▶ [Do this]:
Omit every picture and return the rest of the data unaltered.

BEGIN Data shown

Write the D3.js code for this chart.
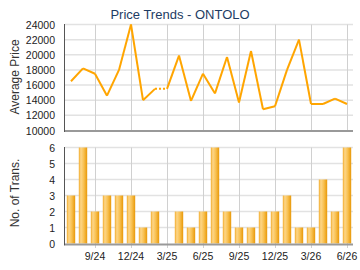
<!DOCTYPE html>
<html>
<head>
<meta charset="utf-8">
<script src="https://cdn.jsdelivr.net/npm/d3@7"></script>
<style>
  body { margin: 0; background: #fff; }
  svg { display: block; font-family: "Liberation Sans", Arial, sans-serif; }
</style>
</head>
<body>
<script>
// chart data
const months = ["7/24","8/24","9/24","10/24","11/24","12/24","1/25","2/25","3/25","4/25","5/25","6/25",
                "7/25","8/25","9/25","10/25","11/25","12/25","1/26","2/26","3/26","4/26","5/26","6/26"]
const prices = [16500,18200,17500,14600,18000,24000,14000,15500,null,19900,13900,17500,
                14900,19700,13700,20500,12800,13200,18000,22000,13500,13500,14200,13500]
const trans = [3,6,2,3,3,3,1,2,0,2,1,2,6,2,1,1,2,2,3,1,1,4,2,6]
const tickMonths = ["9/24","12/24","3/25","6/25","9/25","12/25","3/26","6/26"]
const priceTicks = [10000,12000,14000,16000,18000,20000,22000,24000]
const transTicks = [0,1,2,3,4,5,6]

const width = 360, height = 270
const svg = d3.select("body").append("svg").attr("width",width).attr("height",height)

// gradient for the bars
const grad = svg.append("defs").append("linearGradient").attr("id","barGrad")
  .attr("x1","0%").attr("x2","100%").attr("y1","0%").attr("y2","0%")
grad.append("stop").attr("offset","0%").attr("stop-color","#f2ab2a")
grad.append("stop").attr("offset","25%").attr("stop-color","#fdd688")
grad.append("stop").attr("offset","60%").attr("stop-color","#f8c050")
grad.append("stop").attr("offset","100%").attr("stop-color","#e89808")

const x = d3.scaleBand().domain(months).range([65,353]).paddingInner(0.3).paddingOuter(0.15)
const cx = m => x(m) + x.bandwidth()/2

// title
svg.append("text").attr("x",180).attr("y",19).attr("text-anchor","middle")
  .attr("font-size","13px").attr("fill","#1d3c63").text("Price Trends - ONTOLO")

// ---- top chart: average price
const yP = d3.scaleLinear().domain([10000,24000]).range([130.5,24.5])
const topG = svg.append("g")
topG.selectAll(".hg").data(priceTicks.slice(1)).enter().append("line")
  .attr("x1",65).attr("x2",353).attr("y1",d=>yP(d)).attr("y2",d=>yP(d))
  .attr("stroke","#e2e2e2").attr("stroke-width",1.5)
topG.selectAll(".vg").data(tickMonths).enter().append("line")
  .attr("x1",d=>Math.round(cx(d))+0.5).attr("x2",d=>Math.round(cx(d))+0.5)
  .attr("y1",24.5).attr("y2",130).attr("stroke","#d0d0d0")
topG.selectAll(".yl").data(priceTicks).enter().append("text")
  .attr("x",55).attr("y",d=>yP(d)+4).attr("text-anchor","end")
  .attr("font-size","10.5px").attr("fill","#222").text(d=>d)
topG.append("text").attr("transform","translate(19,77) rotate(-90)").attr("text-anchor","middle")
  .attr("font-size","12px").attr("fill","#333").text("Average Price")

// price line: a gap month is carried with a dotted segment
const pts = []
let last = null
prices.forEach((p,i)=>{
  if(p==null){ pts.push({m:months[i],v:last,gap:true}) }
  else { pts.push({m:months[i],v:p,gap:false}); last = p }
})
const line = d3.line().x(d=>cx(d.m)).y(d=>yP(d.v))
for(let i=1;i<pts.length;i++){
  topG.append("path").datum([pts[i-1],pts[i]]).attr("d",line)
    .attr("fill","none").attr("stroke","#ffa500").attr("stroke-width",2)
    .attr("stroke-linejoin","round")
    .attr("stroke-dasharray",pts[i].gap ? "2,2" : null)
}
topG.append("line").attr("x1",65).attr("x2",353).attr("y1",131).attr("y2",131)
  .attr("stroke","#999").attr("stroke-width",2)
topG.append("line").attr("x1",64.5).attr("x2",64.5).attr("y1",24).attr("y2",132)
  .attr("stroke","#555")

// ---- bottom chart: number of transactions
const yT = d3.scaleLinear().domain([0,6]).range([243.5,147.5])
const botG = svg.append("g")
botG.selectAll(".hg").data(transTicks.slice(1)).enter().append("line")
  .attr("x1",65).attr("x2",353).attr("y1",d=>yT(d)).attr("y2",d=>yT(d))
  .attr("stroke","#e2e2e2").attr("stroke-width",1.5)
botG.selectAll(".vg").data(tickMonths).enter().append("line")
  .attr("x1",d=>Math.round(cx(d))+0.5).attr("x2",d=>Math.round(cx(d))+0.5)
  .attr("y1",147.5).attr("y2",248).attr("stroke","#d0d0d0")
botG.selectAll(".bar").data(months).enter().append("rect")
  .attr("x",d=>x(d)).attr("width",x.bandwidth())
  .attr("y",(d,i)=>yT(trans[i])).attr("height",(d,i)=>yT(0)-yT(trans[i]))
  .attr("fill","url(#barGrad)")
botG.selectAll(".yl").data(transTicks).enter().append("text")
  .attr("x",55).attr("y",d=>yT(d)+4).attr("text-anchor","end")
  .attr("font-size","10.5px").attr("fill","#222").text(d=>d)
botG.selectAll(".xl").data(tickMonths).enter().append("text")
  .attr("x",d=>cx(d)).attr("y",260).attr("text-anchor","middle")
  .attr("font-size","10.5px").attr("fill","#222").text(d=>d)
botG.append("text").attr("transform","translate(19,193) rotate(-90)").attr("text-anchor","middle")
  .attr("font-size","12px").attr("fill","#333").text("No. of Trans.")
botG.append("line").attr("x1",65).attr("x2",353).attr("y1",244.5).attr("y2",244.5)
  .attr("stroke","#999").attr("stroke-width",2)
botG.append("line").attr("x1",64.5).attr("x2",64.5).attr("y1",147).attr("y2",245.5)
  .attr("stroke","#555")
</script>
</body>
</html>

END Data shown

▶ [Solution to this task]:
Write the D3.js code for this chart.
<!DOCTYPE html>
<html>
<head>
<meta charset="utf-8">
<script src="https://cdn.jsdelivr.net/npm/d3@7"></script>
<style>
  body { margin: 0; background: #fff; }
  svg { display: block; font-family: "Liberation Sans", Arial, sans-serif; }
</style>
</head>
<body>
<script>
// chart data
const months = ["7/24","8/24","9/24","10/24","11/24","12/24","1/25","2/25","3/25","4/25","5/25","6/25",
                "7/25","8/25","9/25","10/25","11/25","12/25","1/26","2/26","3/26","4/26","5/26","6/26"]
const prices = [16500,18200,17500,14600,18000,24000,14000,15500,null,19900,13900,17500,
                14900,19700,13700,20500,12800,13200,18000,22000,13500,13500,14200,13500]
const trans = [3,6,2,3,3,3,1,2,0,2,1,2,6,2,1,1,2,2,3,1,1,4,2,6]
const tickMonths = ["9/24","12/24","3/25","6/25","9/25","12/25","3/26","6/26"]
const priceTicks = [10000,12000,14000,16000,18000,20000,22000,24000]
const transTicks = [0,1,2,3,4,5,6]

const width = 360, height = 270
const svg = d3.select("body").append("svg").attr("width",width).attr("height",height)

// gradient for the bars
const grad = svg.append("defs").append("linearGradient").attr("id","barGrad")
  .attr("x1","0%").attr("x2","100%").attr("y1","0%").attr("y2","0%")
grad.append("stop").attr("offset","0%").attr("stop-color","#f2ab2a")
grad.append("stop").attr("offset","25%").attr("stop-color","#fdd688")
grad.append("stop").attr("offset","60%").attr("stop-color","#f8c050")
grad.append("stop").attr("offset","100%").attr("stop-color","#e89808")

const x = d3.scaleBand().domain(months).range([65,353]).paddingInner(0.3).paddingOuter(0.15)
const cx = m => x(m) + x.bandwidth()/2

// title
svg.append("text").attr("x",180).attr("y",19).attr("text-anchor","middle")
  .attr("font-size","13px").attr("fill","#1d3c63").text("Price Trends - ONTOLO")

// ---- top chart: average price
const yP = d3.scaleLinear().domain([10000,24000]).range([130.5,24.5])
const topG = svg.append("g")
topG.selectAll(".hg").data(priceTicks.slice(1)).enter().append("line")
  .attr("x1",65).attr("x2",353).attr("y1",d=>yP(d)).attr("y2",d=>yP(d))
  .attr("stroke","#e2e2e2").attr("stroke-width",1.5)
topG.selectAll(".vg").data(tickMonths).enter().append("line")
  .attr("x1",d=>Math.round(cx(d))+0.5).attr("x2",d=>Math.round(cx(d))+0.5)
  .attr("y1",24.5).attr("y2",130).attr("stroke","#d0d0d0")
topG.selectAll(".yl").data(priceTicks).enter().append("text")
  .attr("x",55).attr("y",d=>yP(d)+4).attr("text-anchor","end")
  .attr("font-size","10.5px").attr("fill","#222").text(d=>d)
topG.append("text").attr("transform","translate(19,77) rotate(-90)").attr("text-anchor","middle")
  .attr("font-size","12px").attr("fill","#333").text("Average Price")

// price line: a gap month is carried with a dotted segment
const pts = []
let last = null
prices.forEach((p,i)=>{
  if(p==null){ pts.push({m:months[i],v:last,gap:true}) }
  else { pts.push({m:months[i],v:p,gap:false}); last = p }
})
const line = d3.line().x(d=>cx(d.m)).y(d=>yP(d.v))
for(let i=1;i<pts.length;i++){
  topG.append("path").datum([pts[i-1],pts[i]]).attr("d",line)
    .attr("fill","none").attr("stroke","#ffa500").attr("stroke-width",2)
    .attr("stroke-linejoin","round")
    .attr("stroke-dasharray",pts[i].gap ? "2,2" : null)
}
topG.append("line").attr("x1",65).attr("x2",353).attr("y1",131).attr("y2",131)
  .attr("stroke","#999").attr("stroke-width",2)
topG.append("line").attr("x1",64.5).attr("x2",64.5).attr("y1",24).attr("y2",132)
  .attr("stroke","#555")

// ---- bottom chart: number of transactions
const yT = d3.scaleLinear().domain([0,6]).range([243.5,147.5])
const botG = svg.append("g")
botG.selectAll(".hg").data(transTicks.slice(1)).enter().append("line")
  .attr("x1",65).attr("x2",353).attr("y1",d=>yT(d)).attr("y2",d=>yT(d))
  .attr("stroke","#e2e2e2").attr("stroke-width",1.5)
botG.selectAll(".vg").data(tickMonths).enter().append("line")
  .attr("x1",d=>Math.round(cx(d))+0.5).attr("x2",d=>Math.round(cx(d))+0.5)
  .attr("y1",147.5).attr("y2",248).attr("stroke","#d0d0d0")
botG.selectAll(".bar").data(months).enter().append("rect")
  .attr("x",d=>x(d)).attr("width",x.bandwidth())
  .attr("y",(d,i)=>yT(trans[i])).attr("height",(d,i)=>yT(0)-yT(trans[i]))
  .attr("fill","url(#barGrad)")
botG.selectAll(".yl").data(transTicks).enter().append("text")
  .attr("x",55).attr("y",d=>yT(d)+4).attr("text-anchor","end")
  .attr("font-size","10.5px").attr("fill","#222").text(d=>d)
botG.selectAll(".xl").data(tickMonths).enter().append("text")
  .attr("x",d=>cx(d)).attr("y",260).attr("text-anchor","middle")
  .attr("font-size","10.5px").attr("fill","#222").text(d=>d)
botG.append("text").attr("transform","translate(19,193) rotate(-90)").attr("text-anchor","middle")
  .attr("font-size","12px").attr("fill","#333").text("No. of Trans.")
botG.append("line").attr("x1",65).attr("x2",353).attr("y1",244.5).attr("y2",244.5)
  .attr("stroke","#999").attr("stroke-width",2)
botG.append("line").attr("x1",64.5).attr("x2",64.5).attr("y1",147).attr("y2",245.5)
  .attr("stroke","#555")
</script>
</body>
</html>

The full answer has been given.